→ What you are asked to do: Please print the full listing exactly.

→ Recorded data:
----

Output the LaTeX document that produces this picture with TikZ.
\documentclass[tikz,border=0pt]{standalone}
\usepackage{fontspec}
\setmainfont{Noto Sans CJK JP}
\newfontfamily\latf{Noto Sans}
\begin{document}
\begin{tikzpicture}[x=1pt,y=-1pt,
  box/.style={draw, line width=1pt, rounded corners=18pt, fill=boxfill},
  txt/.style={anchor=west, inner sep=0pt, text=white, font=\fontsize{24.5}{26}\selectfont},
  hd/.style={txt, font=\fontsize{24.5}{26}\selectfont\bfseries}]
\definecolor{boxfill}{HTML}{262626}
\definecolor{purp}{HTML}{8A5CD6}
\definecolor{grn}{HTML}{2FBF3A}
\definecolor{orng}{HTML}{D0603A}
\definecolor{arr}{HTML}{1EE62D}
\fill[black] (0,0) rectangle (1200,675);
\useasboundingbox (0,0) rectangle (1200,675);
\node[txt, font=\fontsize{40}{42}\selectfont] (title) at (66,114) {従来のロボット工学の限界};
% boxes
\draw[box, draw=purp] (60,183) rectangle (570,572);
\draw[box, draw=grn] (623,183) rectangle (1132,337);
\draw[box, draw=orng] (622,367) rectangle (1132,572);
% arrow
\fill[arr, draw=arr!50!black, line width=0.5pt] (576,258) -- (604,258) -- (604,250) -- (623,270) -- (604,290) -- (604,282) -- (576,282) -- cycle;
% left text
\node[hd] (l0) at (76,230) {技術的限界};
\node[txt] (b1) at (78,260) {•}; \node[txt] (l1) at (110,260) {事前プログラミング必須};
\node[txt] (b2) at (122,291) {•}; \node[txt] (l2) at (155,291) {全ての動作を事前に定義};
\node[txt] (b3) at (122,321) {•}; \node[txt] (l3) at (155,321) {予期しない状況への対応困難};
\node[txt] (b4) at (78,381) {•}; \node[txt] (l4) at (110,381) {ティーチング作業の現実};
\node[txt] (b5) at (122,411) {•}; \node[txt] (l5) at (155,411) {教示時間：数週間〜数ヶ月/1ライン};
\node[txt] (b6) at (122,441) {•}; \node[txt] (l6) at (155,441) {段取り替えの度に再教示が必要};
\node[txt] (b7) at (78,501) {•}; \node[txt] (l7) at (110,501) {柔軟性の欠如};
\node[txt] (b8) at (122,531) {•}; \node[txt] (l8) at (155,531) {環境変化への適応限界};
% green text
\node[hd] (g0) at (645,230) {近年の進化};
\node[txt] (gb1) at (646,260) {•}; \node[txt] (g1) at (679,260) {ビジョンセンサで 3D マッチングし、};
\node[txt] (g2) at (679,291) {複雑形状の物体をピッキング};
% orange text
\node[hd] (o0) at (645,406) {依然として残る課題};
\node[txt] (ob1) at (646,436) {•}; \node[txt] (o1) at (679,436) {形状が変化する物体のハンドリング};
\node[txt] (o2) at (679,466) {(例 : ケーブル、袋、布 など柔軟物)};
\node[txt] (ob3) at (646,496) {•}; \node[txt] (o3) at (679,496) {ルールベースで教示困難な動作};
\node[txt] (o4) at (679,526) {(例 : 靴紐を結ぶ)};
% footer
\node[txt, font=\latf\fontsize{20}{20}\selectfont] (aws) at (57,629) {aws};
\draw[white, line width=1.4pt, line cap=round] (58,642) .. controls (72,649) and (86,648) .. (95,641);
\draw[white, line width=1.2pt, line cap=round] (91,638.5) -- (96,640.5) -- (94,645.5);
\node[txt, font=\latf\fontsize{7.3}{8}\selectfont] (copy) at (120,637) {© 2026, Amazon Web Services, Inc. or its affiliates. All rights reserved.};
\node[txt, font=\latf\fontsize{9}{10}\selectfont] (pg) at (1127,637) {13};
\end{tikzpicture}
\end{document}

----

→ In response:
Output the LaTeX document that produces this picture with TikZ.
\documentclass[tikz,border=0pt]{standalone}
\usepackage{fontspec}
\setmainfont{Noto Sans CJK JP}
\newfontfamily\latf{Noto Sans}
\begin{document}
\begin{tikzpicture}[x=1pt,y=-1pt,
  box/.style={draw, line width=1pt, rounded corners=18pt, fill=boxfill},
  txt/.style={anchor=west, inner sep=0pt, text=white, font=\fontsize{24.5}{26}\selectfont},
  hd/.style={txt, font=\fontsize{24.5}{26}\selectfont\bfseries}]
\definecolor{boxfill}{HTML}{262626}
\definecolor{purp}{HTML}{8A5CD6}
\definecolor{grn}{HTML}{2FBF3A}
\definecolor{orng}{HTML}{D0603A}
\definecolor{arr}{HTML}{1EE62D}
\fill[black] (0,0) rectangle (1200,675);
\useasboundingbox (0,0) rectangle (1200,675);
\node[txt, font=\fontsize{40}{42}\selectfont] (title) at (66,114) {従来のロボット工学の限界};
% boxes
\draw[box, draw=purp] (60,183) rectangle (570,572);
\draw[box, draw=grn] (623,183) rectangle (1132,337);
\draw[box, draw=orng] (622,367) rectangle (1132,572);
% arrow
\fill[arr, draw=arr!50!black, line width=0.5pt] (576,258) -- (604,258) -- (604,250) -- (623,270) -- (604,290) -- (604,282) -- (576,282) -- cycle;
% left text
\node[hd] (l0) at (76,230) {技術的限界};
\node[txt] (b1) at (78,260) {•}; \node[txt] (l1) at (110,260) {事前プログラミング必須};
\node[txt] (b2) at (122,291) {•}; \node[txt] (l2) at (155,291) {全ての動作を事前に定義};
\node[txt] (b3) at (122,321) {•}; \node[txt] (l3) at (155,321) {予期しない状況への対応困難};
\node[txt] (b4) at (78,381) {•}; \node[txt] (l4) at (110,381) {ティーチング作業の現実};
\node[txt] (b5) at (122,411) {•}; \node[txt] (l5) at (155,411) {教示時間：数週間〜数ヶ月/1ライン};
\node[txt] (b6) at (122,441) {•}; \node[txt] (l6) at (155,441) {段取り替えの度に再教示が必要};
\node[txt] (b7) at (78,501) {•}; \node[txt] (l7) at (110,501) {柔軟性の欠如};
\node[txt] (b8) at (122,531) {•}; \node[txt] (l8) at (155,531) {環境変化への適応限界};
% green text
\node[hd] (g0) at (645,230) {近年の進化};
\node[txt] (gb1) at (646,260) {•}; \node[txt] (g1) at (679,260) {ビジョンセンサで 3D マッチングし、};
\node[txt] (g2) at (679,291) {複雑形状の物体をピッキング};
% orange text
\node[hd] (o0) at (645,406) {依然として残る課題};
\node[txt] (ob1) at (646,436) {•}; \node[txt] (o1) at (679,436) {形状が変化する物体のハンドリング};
\node[txt] (o2) at (679,466) {(例 : ケーブル、袋、布 など柔軟物)};
\node[txt] (ob3) at (646,496) {•}; \node[txt] (o3) at (679,496) {ルールベースで教示困難な動作};
\node[txt] (o4) at (679,526) {(例 : 靴紐を結ぶ)};
% footer
\node[txt, font=\latf\fontsize{20}{20}\selectfont] (aws) at (57,629) {aws};
\draw[white, line width=1.4pt, line cap=round] (58,642) .. controls (72,649) and (86,648) .. (95,641);
\draw[white, line width=1.2pt, line cap=round] (91,638.5) -- (96,640.5) -- (94,645.5);
\node[txt, font=\latf\fontsize{7.3}{8}\selectfont] (copy) at (120,637) {© 2026, Amazon Web Services, Inc. or its affiliates. All rights reserved.};
\node[txt, font=\latf\fontsize{9}{10}\selectfont] (pg) at (1127,637) {13};
\end{tikzpicture}
\end{document}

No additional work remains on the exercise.